Hydraulic Modelling
I came across a reference to some software called EPANET the other day in a design report. Having done a little digging to find out what it is I thought it may be useful to the other E&M’s (or Civil’s) out there. It allows the modelling of water distribution piping systems, including junctions, valves, pumps and storage. As well as doing the standard hydraulic checks based on Hazen-Williams, Darcy Weisbach or Chezy-Manning formula, it can do model time based movement through the system allowing the modelling of residual chlorine amongst other things. It sounds impressive and what’s more it was developed by the United States Environmental Protection Authority, so its free.

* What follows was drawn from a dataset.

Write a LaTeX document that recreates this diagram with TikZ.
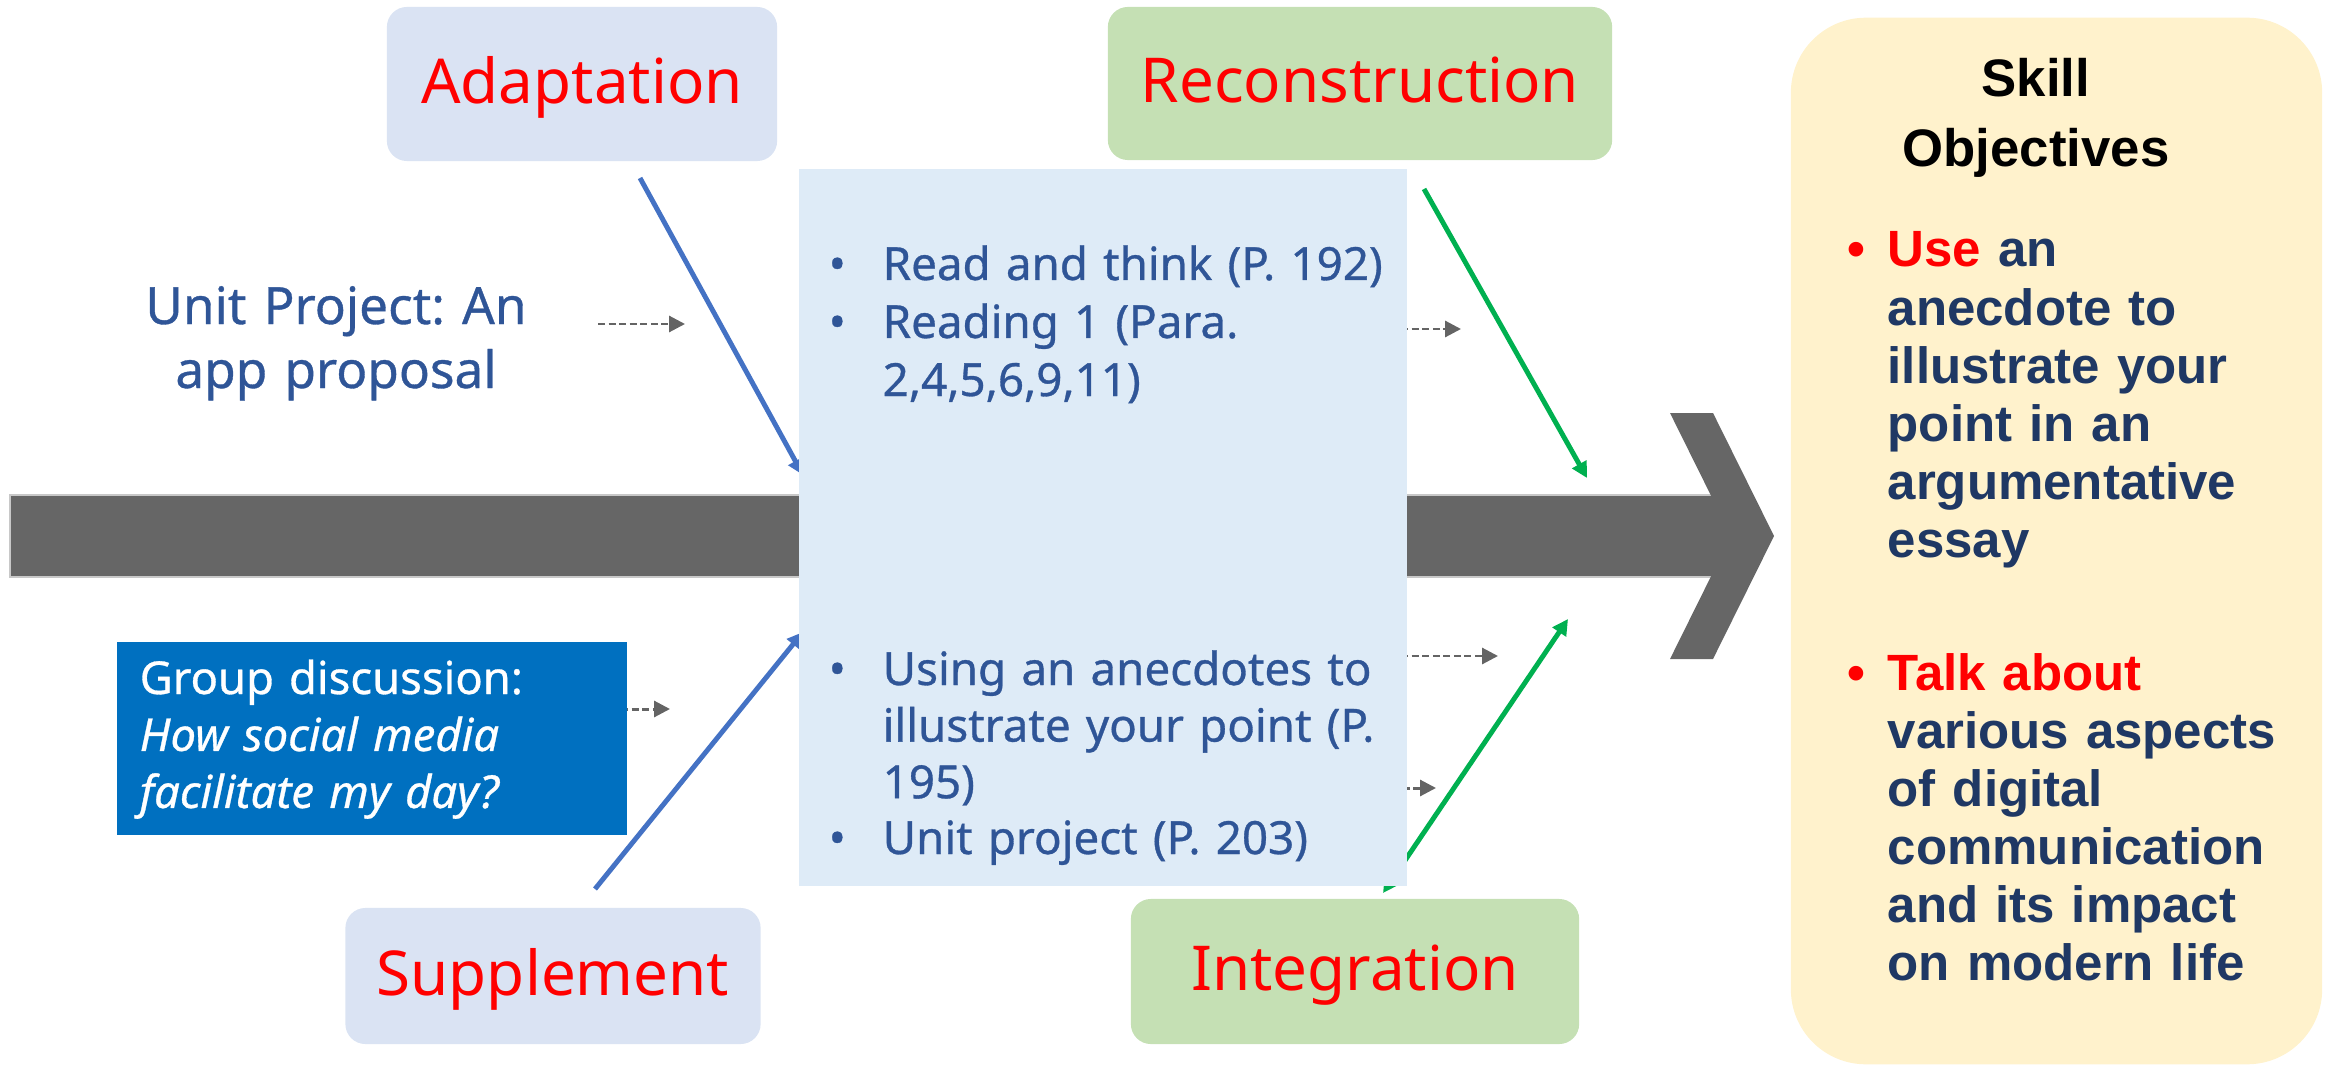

I haven’t had the chance to experiment with it yet, but it has apparently been used quite a bit on some of the Melbourne Water projects by various members of the KBR team.
http://www.epa.gov/water-research/epanet

EPANet is a very useful tool Matt, as you highlight. There’s a link to this sotfware, amongst others, on the E&M portion of the ELE in the “Computer Aided Engineering” module.
On a wider note the US offering of software is worth a look, there are a variety of packages available that are free to use (non commercially). Its also worth reinforcing that the Bentley StudentServer has 50 commercial software titles for you to explore, the Bentley equivalent of EPANet is WaterCAD which is more sophisticated ie harder to use.